> [Written request] Leaving out every picture, retype the lines below from the top through the one that contains "1.0315, 1.0325, 1.0338]".

> [Stored items]

-=-=-

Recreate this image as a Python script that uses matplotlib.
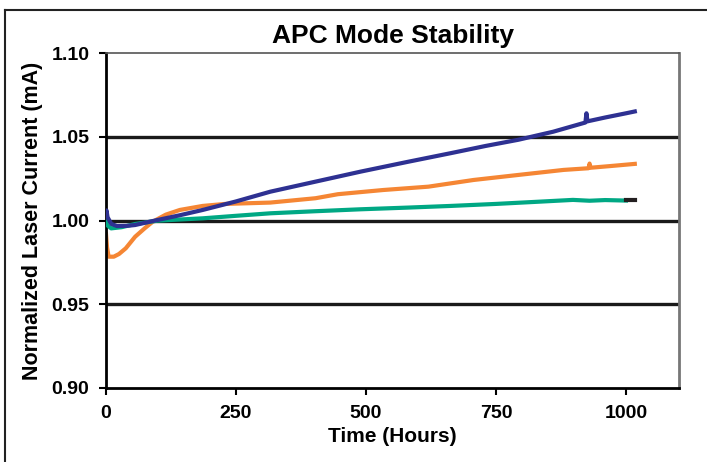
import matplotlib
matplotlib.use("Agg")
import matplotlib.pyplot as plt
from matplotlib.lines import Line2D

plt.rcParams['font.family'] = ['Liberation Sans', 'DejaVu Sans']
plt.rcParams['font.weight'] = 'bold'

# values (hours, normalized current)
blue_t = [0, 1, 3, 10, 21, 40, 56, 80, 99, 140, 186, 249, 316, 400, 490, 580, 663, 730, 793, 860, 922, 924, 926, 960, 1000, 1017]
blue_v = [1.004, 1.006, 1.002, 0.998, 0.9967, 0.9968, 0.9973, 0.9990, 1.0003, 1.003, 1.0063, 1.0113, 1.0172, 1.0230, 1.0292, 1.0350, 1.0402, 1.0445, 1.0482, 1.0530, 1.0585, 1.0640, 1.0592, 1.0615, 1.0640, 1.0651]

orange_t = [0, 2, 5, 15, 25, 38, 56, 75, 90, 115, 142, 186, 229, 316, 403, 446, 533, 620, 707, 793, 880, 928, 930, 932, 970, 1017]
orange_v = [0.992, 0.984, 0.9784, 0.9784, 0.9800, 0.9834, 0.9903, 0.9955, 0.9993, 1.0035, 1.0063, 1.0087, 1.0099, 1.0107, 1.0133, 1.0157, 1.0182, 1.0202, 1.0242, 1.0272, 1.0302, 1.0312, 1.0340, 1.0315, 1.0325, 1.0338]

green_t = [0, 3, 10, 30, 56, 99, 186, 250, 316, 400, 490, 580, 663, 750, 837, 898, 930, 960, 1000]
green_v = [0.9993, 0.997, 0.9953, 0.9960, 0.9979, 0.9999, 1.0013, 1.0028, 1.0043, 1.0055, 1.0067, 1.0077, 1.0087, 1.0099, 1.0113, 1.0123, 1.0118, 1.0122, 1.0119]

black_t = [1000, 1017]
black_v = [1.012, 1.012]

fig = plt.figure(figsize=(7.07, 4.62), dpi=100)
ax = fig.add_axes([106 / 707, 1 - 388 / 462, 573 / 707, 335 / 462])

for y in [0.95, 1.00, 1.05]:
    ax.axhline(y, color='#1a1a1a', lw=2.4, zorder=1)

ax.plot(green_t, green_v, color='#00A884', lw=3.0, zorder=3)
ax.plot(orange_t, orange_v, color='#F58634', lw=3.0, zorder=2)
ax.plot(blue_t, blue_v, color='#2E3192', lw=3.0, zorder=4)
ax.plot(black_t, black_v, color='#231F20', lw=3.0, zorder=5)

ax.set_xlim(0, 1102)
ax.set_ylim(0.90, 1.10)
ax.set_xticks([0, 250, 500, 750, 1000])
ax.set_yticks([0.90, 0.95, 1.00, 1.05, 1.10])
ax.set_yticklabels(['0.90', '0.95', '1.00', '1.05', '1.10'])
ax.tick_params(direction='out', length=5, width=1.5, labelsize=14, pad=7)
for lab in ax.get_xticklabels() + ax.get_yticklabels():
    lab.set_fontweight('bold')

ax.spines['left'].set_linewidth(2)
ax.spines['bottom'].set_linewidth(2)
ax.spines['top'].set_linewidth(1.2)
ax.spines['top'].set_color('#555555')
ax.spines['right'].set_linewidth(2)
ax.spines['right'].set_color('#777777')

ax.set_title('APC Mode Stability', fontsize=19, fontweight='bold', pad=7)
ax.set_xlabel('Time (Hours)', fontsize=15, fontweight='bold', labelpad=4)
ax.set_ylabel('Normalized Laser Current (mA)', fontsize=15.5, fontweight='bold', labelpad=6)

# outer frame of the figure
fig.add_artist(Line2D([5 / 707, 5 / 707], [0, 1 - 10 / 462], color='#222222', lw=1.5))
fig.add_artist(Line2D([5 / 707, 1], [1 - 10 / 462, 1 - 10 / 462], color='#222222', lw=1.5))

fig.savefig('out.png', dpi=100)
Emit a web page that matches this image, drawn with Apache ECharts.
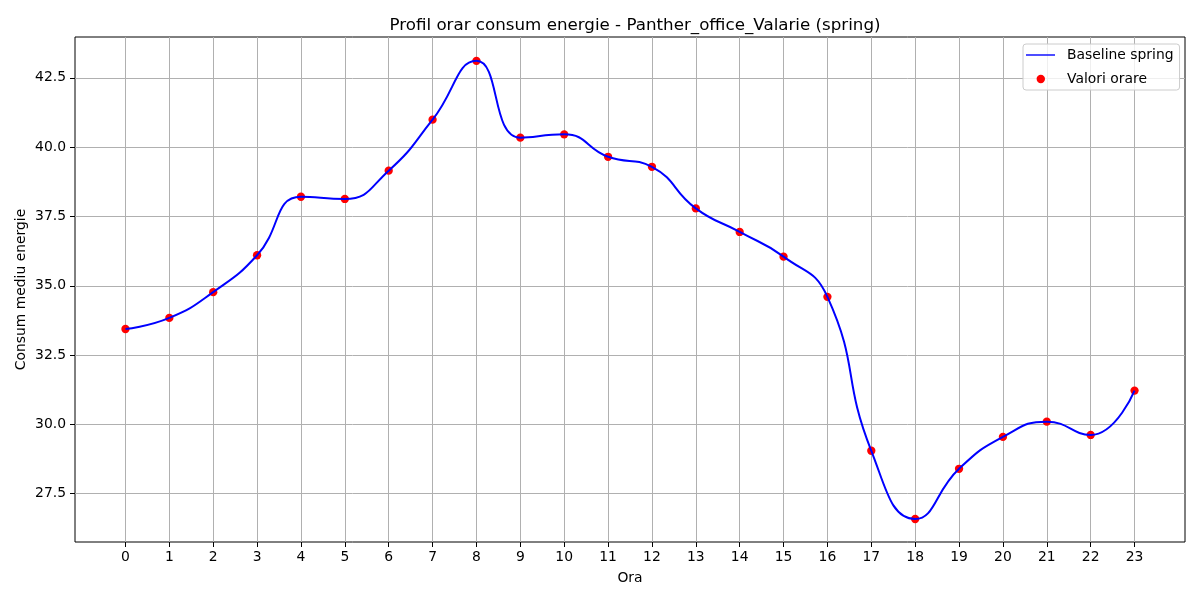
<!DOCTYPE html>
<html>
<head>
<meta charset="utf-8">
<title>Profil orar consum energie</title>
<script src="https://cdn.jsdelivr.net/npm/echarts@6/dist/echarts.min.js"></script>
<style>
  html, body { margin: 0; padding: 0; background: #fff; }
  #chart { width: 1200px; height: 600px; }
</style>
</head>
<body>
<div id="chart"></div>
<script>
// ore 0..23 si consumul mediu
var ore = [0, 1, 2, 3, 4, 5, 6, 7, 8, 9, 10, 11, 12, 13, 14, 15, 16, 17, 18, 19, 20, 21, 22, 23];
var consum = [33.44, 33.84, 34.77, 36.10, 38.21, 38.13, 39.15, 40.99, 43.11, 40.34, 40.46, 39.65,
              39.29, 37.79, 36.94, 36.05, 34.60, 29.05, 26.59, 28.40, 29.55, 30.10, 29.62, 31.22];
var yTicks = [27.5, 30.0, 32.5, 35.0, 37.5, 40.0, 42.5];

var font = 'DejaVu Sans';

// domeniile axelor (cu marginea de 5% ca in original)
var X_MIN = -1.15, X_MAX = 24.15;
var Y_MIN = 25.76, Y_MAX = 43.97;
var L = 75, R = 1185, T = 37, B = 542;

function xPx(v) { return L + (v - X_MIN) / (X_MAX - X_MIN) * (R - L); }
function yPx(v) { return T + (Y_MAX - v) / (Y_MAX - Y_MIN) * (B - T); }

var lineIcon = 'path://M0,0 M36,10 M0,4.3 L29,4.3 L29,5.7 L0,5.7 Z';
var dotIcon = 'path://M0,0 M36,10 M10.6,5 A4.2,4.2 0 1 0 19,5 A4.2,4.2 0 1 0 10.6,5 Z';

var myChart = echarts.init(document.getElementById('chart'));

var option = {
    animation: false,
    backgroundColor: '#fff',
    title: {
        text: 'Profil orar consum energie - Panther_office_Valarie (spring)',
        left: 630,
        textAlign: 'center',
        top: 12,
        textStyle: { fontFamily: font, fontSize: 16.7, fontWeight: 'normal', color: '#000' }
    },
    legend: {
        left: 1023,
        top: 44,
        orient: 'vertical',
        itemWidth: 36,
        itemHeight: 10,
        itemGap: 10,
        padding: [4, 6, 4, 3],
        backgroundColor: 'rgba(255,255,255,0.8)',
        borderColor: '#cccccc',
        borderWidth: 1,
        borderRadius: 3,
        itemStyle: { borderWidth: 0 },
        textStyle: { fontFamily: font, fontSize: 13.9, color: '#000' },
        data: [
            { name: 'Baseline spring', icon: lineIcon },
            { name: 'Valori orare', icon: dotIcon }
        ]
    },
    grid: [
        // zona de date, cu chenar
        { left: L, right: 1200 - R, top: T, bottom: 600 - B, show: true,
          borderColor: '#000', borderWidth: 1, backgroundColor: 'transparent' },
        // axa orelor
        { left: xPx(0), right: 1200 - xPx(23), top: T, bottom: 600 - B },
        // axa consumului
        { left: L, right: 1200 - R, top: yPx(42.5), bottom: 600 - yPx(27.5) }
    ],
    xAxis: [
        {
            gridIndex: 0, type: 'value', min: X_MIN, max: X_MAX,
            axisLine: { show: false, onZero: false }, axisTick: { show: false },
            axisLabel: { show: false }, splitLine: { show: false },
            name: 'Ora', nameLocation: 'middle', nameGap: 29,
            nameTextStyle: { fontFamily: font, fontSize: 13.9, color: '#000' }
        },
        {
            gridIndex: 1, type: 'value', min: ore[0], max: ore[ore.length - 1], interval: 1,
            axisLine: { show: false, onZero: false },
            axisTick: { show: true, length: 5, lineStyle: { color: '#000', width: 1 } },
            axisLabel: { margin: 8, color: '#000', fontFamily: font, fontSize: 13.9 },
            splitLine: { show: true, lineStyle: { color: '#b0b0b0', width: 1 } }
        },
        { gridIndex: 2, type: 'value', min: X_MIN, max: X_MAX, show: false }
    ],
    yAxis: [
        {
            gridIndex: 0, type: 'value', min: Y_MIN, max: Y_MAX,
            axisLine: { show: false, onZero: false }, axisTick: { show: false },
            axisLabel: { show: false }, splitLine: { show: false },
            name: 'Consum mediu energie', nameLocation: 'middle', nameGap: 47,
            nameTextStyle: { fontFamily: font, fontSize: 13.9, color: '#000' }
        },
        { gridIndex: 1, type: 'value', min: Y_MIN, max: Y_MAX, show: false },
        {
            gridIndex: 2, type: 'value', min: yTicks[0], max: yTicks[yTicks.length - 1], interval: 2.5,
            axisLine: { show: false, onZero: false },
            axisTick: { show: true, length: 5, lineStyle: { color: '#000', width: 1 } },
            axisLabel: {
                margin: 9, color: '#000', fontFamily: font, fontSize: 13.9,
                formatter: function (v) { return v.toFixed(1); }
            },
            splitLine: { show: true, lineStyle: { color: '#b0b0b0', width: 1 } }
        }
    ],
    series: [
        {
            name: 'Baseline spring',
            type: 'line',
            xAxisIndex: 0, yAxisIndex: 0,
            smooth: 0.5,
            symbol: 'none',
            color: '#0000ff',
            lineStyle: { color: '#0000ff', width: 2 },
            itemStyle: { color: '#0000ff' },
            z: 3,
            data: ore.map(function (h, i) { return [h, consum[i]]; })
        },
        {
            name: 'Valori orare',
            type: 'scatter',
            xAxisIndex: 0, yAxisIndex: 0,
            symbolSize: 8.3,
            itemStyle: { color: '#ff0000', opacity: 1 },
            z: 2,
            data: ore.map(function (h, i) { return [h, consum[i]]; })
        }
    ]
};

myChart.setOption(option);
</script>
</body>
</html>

-=-=-

> [Task solution]
Recreate this image as a Python script that uses matplotlib.
import matplotlib
matplotlib.use("Agg")
import matplotlib.pyplot as plt
from matplotlib.lines import Line2D

plt.rcParams['font.family'] = ['Liberation Sans', 'DejaVu Sans']
plt.rcParams['font.weight'] = 'bold'

# values (hours, normalized current)
blue_t = [0, 1, 3, 10, 21, 40, 56, 80, 99, 140, 186, 249, 316, 400, 490, 580, 663, 730, 793, 860, 922, 924, 926, 960, 1000, 1017]
blue_v = [1.004, 1.006, 1.002, 0.998, 0.9967, 0.9968, 0.9973, 0.9990, 1.0003, 1.003, 1.0063, 1.0113, 1.0172, 1.0230, 1.0292, 1.0350, 1.0402, 1.0445, 1.0482, 1.0530, 1.0585, 1.0640, 1.0592, 1.0615, 1.0640, 1.0651]

orange_t = [0, 2, 5, 15, 25, 38, 56, 75, 90, 115, 142, 186, 229, 316, 403, 446, 533, 620, 707, 793, 880, 928, 930, 932, 970, 1017]
orange_v = [0.992, 0.984, 0.9784, 0.9784, 0.9800, 0.9834, 0.9903, 0.9955, 0.9993, 1.0035, 1.0063, 1.0087, 1.0099, 1.0107, 1.0133, 1.0157, 1.0182, 1.0202, 1.0242, 1.0272, 1.0302, 1.0312, 1.0340, 1.0315, 1.0325, 1.0338]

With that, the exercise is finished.